Avec d’autres militants, Vincent Magnet a co-fondé « Forêt en vie » : un fonds de dotation qui s’est donné pour mission de racheter des parcelles de forêt, afin de les soustraire aux appétits des industriels et de les gérer durablement. En s’inspirant de techniques sylvicoles alternatives : ne récolter que le surplus de croissance de la forêt, varier les essences et bannir les coupes rases.
L’enjeu climatique
Mais cette « sylviculture douce » sera-t-elle en mesure de répondre à nos besoins en bois ? « La société a tout intérêt à recourir à ce matériau renouvelable qu’est le bois » souligne Anne-Catherine Loisier, sénatrice centriste de la Côte-d’Or et gestionnaire de forêts. « Un arbre en croissance capte le CO2 et le séquestre. Quand on le coupe pour en faire un usage long, comme la charpente, il continue de séquestrer le carbone.
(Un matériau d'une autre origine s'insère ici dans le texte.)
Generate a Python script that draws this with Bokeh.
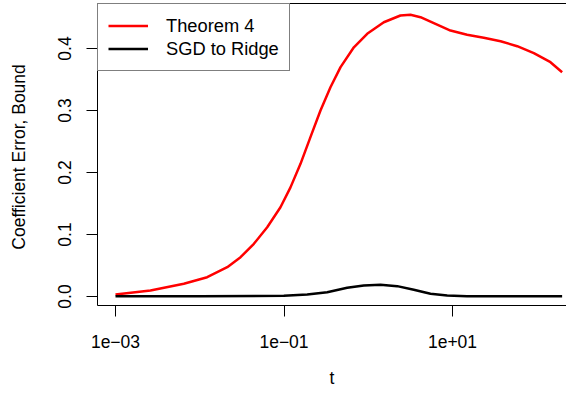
from bokeh.plotting import figure
from bokeh.models import (Range1d, FixedTicker, LinearAxis, Legend, LegendItem,
                          CustomJSTickFormatter, PrintfTickFormatter)
from bokeh.embed import file_html
from bokeh.resources import INLINE

# ---- data ----
theorem_t = [0.001, 0.0026, 0.00647, 0.01225, 0.0212, 0.0305, 0.0439, 0.0632, 0.0908,
             0.1194, 0.157, 0.206, 0.271, 0.356, 0.469, 0.675, 0.971, 1.53, 2.41,
             3.17, 4.17, 6.0, 9.46, 14.9, 23.5, 37.2, 58.6, 92.3, 145.5, 200]
theorem_v = [0.0032, 0.0097, 0.0205, 0.0311, 0.0473, 0.0634, 0.085, 0.1118, 0.144,
             0.176, 0.214, 0.257, 0.300, 0.3376, 0.370, 0.402, 0.4237, 0.4424, 0.4532,
             0.4544, 0.4505, 0.4408, 0.429, 0.4221, 0.4173, 0.4118, 0.4037, 0.3924, 0.3779, 0.3618]

sgd_t = [0.001, 0.01, 0.0995, 0.1885, 0.3256, 0.5625, 0.885, 1.398, 2.206, 3.473,
         5.48, 8.65, 14.9, 200]
sgd_v = [0.0005, 0.0006, 0.0011, 0.0032, 0.0069, 0.014, 0.0177, 0.0188, 0.0167, 0.0108,
         0.0043, 0.0016, 0.0005, 0.0005]

x_tick_vals = [0.001, 0.1, 10]
x_tick_labels = ["1e\u221203", "1e\u221201", "1e+01"]
y_tick_vals = [0.0, 0.1, 0.2, 0.3, 0.4]

FONT = "Liberation Sans"
FS = "17.5px"

p = figure(x_axis_type="log", output_backend="svg", toolbar_location=None,
           frame_width=469, frame_height=302,
           min_border_left=97, min_border_right=0, min_border_top=3, min_border_bottom=80,
           x_range=Range1d(10 ** -3.2136, 10 ** 2.353),
           y_range=Range1d(-0.01452, 0.4726))
p.outline_line_color = None
p.grid.visible = False
p.background_fill_color = "white"
p.border_fill_color = "white"

r1 = p.line(theorem_t, theorem_v, line_color="#ff0000", line_width=2.5, line_join="round")
r2 = p.line(sgd_t, sgd_v, line_color="black", line_width=2.5, line_join="round")

# x axis
xa = p.xaxis[0]
xa.ticker = FixedTicker(ticks=x_tick_vals)
xa.formatter = CustomJSTickFormatter(args=dict(vals=x_tick_vals, labs=x_tick_labels), code="""
let best = 0; let d = Infinity;
for (let i = 0; i < vals.length; i++) {
  const e = Math.abs(Math.log10(tick) - Math.log10(vals[i]));
  if (e < d) { d = e; best = i; }
}
return labs[best];
""")
xa.axis_label = "t"

# y axis
ya = p.yaxis[0]
ya.ticker = FixedTicker(ticks=y_tick_vals)
ya.formatter = PrintfTickFormatter(format="%.1f")
ya.axis_label = "Coefficient Error,  Bound"
ya.major_label_orientation = "vertical"

for ax in (xa, ya):
    ax.minor_tick_line_color = None
    ax.major_tick_out = 11
    ax.major_tick_in = 0
    ax.major_tick_line_color = "black"
    ax.axis_line_color = "black"
    ax.axis_line_width = 1
    ax.major_label_text_font = FONT
    ax.major_label_text_font_size = FS
    ax.major_label_text_color = "black"
    ax.axis_label_text_font = FONT
    ax.axis_label_text_font_size = FS
    ax.axis_label_text_font_style = "normal"
    ax.axis_label_text_color = "black"

xa.major_label_standoff = 18
xa.axis_label_standoff = 17
ya.major_label_standoff = 15
ya.axis_label_standoff = 27

# top border line
top = LinearAxis(ticker=FixedTicker(ticks=[]), major_tick_out=0, major_tick_in=0,
                 minor_tick_out=0, minor_tick_in=0, major_label_standoff=0,
                 axis_label_standoff=0, major_label_text_font_size="0px",
                 axis_line_color="black")
p.add_layout(top, "above")

legend = Legend(items=[LegendItem(label="Theorem 4", renderers=[r1]),
                       LegendItem(label="SGD to Ridge", renderers=[r2])],
                location="top_left", margin=0, padding=10, spacing=0,
                glyph_width=40, glyph_height=23, label_height=23, label_standoff=18,
                border_line_color="black", border_line_width=1,
                label_text_font=FONT, label_text_font_size="18.3px", label_text_color="black",
                background_fill_color="white", background_fill_alpha=1)
p.add_layout(legend)

open("out.html", "w").write(file_html(p, INLINE))
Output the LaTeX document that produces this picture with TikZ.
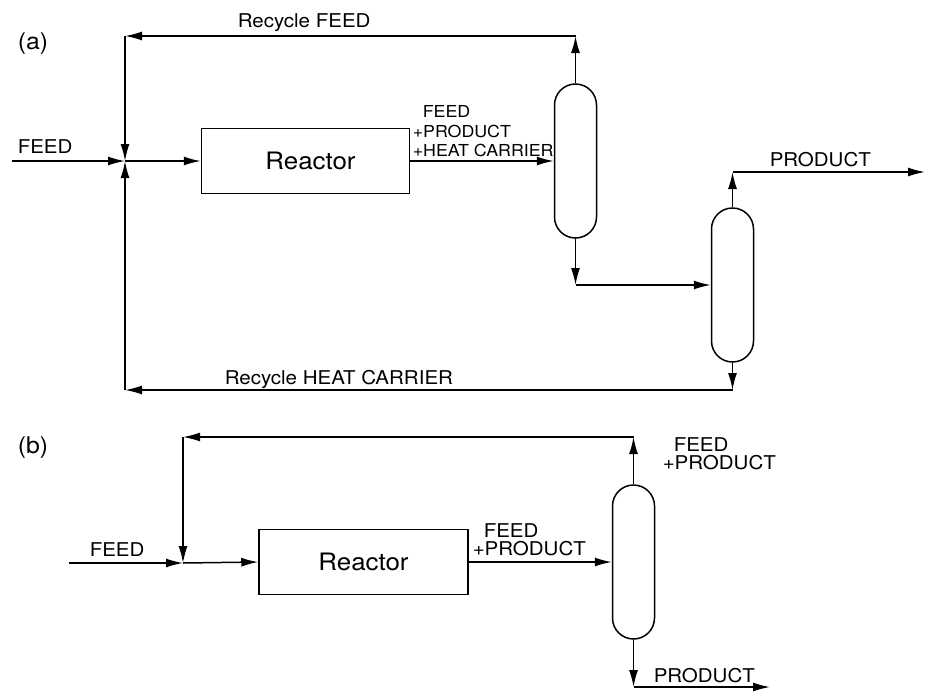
\documentclass[tikz,border=0pt]{standalone}
\usepackage{fontspec}
\setmainfont{TeX Gyre Heros}[FakeStretch=1.08]
\usetikzlibrary{arrows.meta}

\begin{document}
\begin{tikzpicture}[x=1pt, y=-1pt, >={Latex[length=17pt,width=9pt]}, line width=1.5pt,
  lbl/.style={font=\fontsize{19}{22}\selectfont, inner sep=0pt, anchor=base west},
  smalllbl/.style={font=\fontsize{16.5}{19}\selectfont, inner sep=0pt, anchor=base west},
  tag/.style={font=\fontsize{23}{27}\selectfont, inner sep=0pt, anchor=base west},
  reactor/.style={draw, minimum width=208pt, minimum height=65pt, inner sep=0pt,
    font=\fontsize{24}{28}\selectfont},
  column/.style={draw, minimum width=42pt, minimum height=154pt, inner sep=0pt,
    rounded corners=21pt}]
  \useasboundingbox (0,0) rectangle (926,691);

  % (a) two columns, two recycles
  \node[tag] (taga) at (17,49) {(a)};
  \coordinate (feeda) at (12,161);
  \coordinate (ja) at (125,161);
  \coordinate (topa) at (125,36);
  \coordinate (hca) at (125,390);
  \coordinate (proda) at (925,172);
  \node[reactor] (ra) at (305.5,161) {\hspace*{10pt}Reactor};
  \node[column] (c1) at (575.5,161) {};
  \node[column] (c2) at (732.5,285) {};

  \draw[->] (feeda) -- (ja);
  \draw[->] (ja) -- (ra.west);
  \draw[->] (ra.east) -- (c1.west);
  \draw[->] (c1.north) -- (c1.north |- topa);
  \draw[->] (c1.north |- topa) -- (topa);
  \draw[->] (topa) -- (ja);
  \draw[->] (c1.south) -- (c1.south |- c2.west);
  \draw[->] (c1.south |- c2.west) -- (c2.west);
  \draw[->] (c2.north) -- (c2.north |- proda);
  \draw[->] (c2.north |- proda) -- (proda);
  \draw[->] (c2.south) -- (c2.south |- hca);
  \draw[->] (c2.south |- hca) -- (hca);
  \draw[->] (hca) -- (ja);

  \node[lbl] (recfeed) at (237,27) {Recycle FEED};
  \node[lbl] (feedain) at (17,153) {FEED};
  \node[smalllbl] (outa1) at (422,117) {FEED};
  \node[smalllbl] (outa2) at (412,137) {+PRODUCT};
  \node[smalllbl] (outa3) at (412,156) {+HEAT CARRIER};
  \node[lbl] (prodalbl) at (769,166) {PRODUCT};
  \node[lbl] (rechc) at (224,384) {Recycle HEAT CARRIER};

  % (b) one column, one recycle
  \node[tag] (tagb) at (17,453) {(b)};
  \coordinate (feedb) at (69,563);
  \coordinate (jb) at (183,563);
  \coordinate (topb) at (183,437);
  \coordinate (prodb) at (770,687);
  \node[reactor, minimum width=209pt] (rb) at (363.5,562) {Reactor};
  \node[column] (cb) at (633.5,562) {};

  \draw[->] (feedb) -- (jb);
  \draw[->] (jb) -- (rb.west);
  \draw[->] (rb.east) -- (cb.west);
  \draw[->] (cb.north) -- (cb.north |- topb);
  \draw[->] (cb.north |- topb) -- (topb);
  \draw[->] (topb) -- (jb);
  \draw[->] (cb.south) -- (cb.south |- prodb);
  \draw[->] (cb.south |- prodb) -- (prodb);

  \node[lbl] (feedbin) at (89,556) {FEED};
  \node[lbl] (outb1) at (483,537) {FEED};
  \node[lbl] (outb2) at (472,555) {+PRODUCT};
  \node[lbl] (topb1) at (673,451) {FEED};
  \node[lbl] (topb2) at (662,469) {+PRODUCT};
  \node[lbl] (prodblbl) at (653,682) {PRODUCT};
\end{tikzpicture}
\end{document}
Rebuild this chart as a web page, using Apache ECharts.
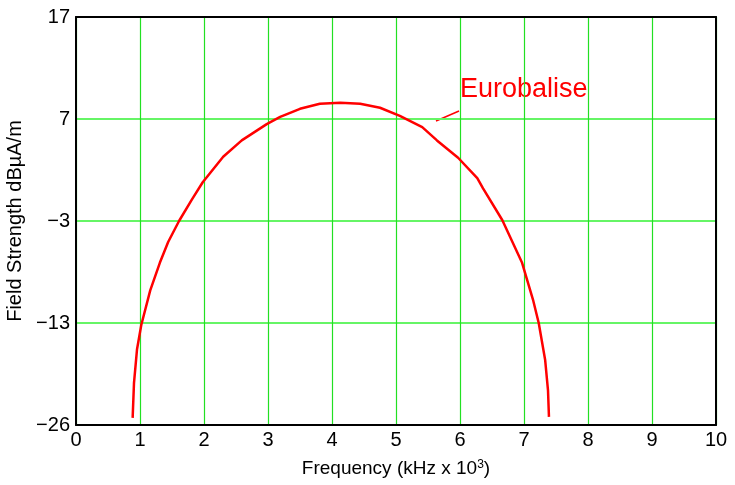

Et derrière, le forestier replante un arbre qui à son tour va capter le carbone, c’est un cercle vertueux ».
« Aujourd’hui la forêt répond à de nombreux enjeux » rappelle Antoine Colin, de l’IGN. Production de bois pour la construction, captation du CO2, conservation de la biodiversité, lieu de ressourcement… « L’enjeu est de réussir à concilier ces différentes fonctions, avec des crises fortes qui s’annoncent » avertit le chercheur.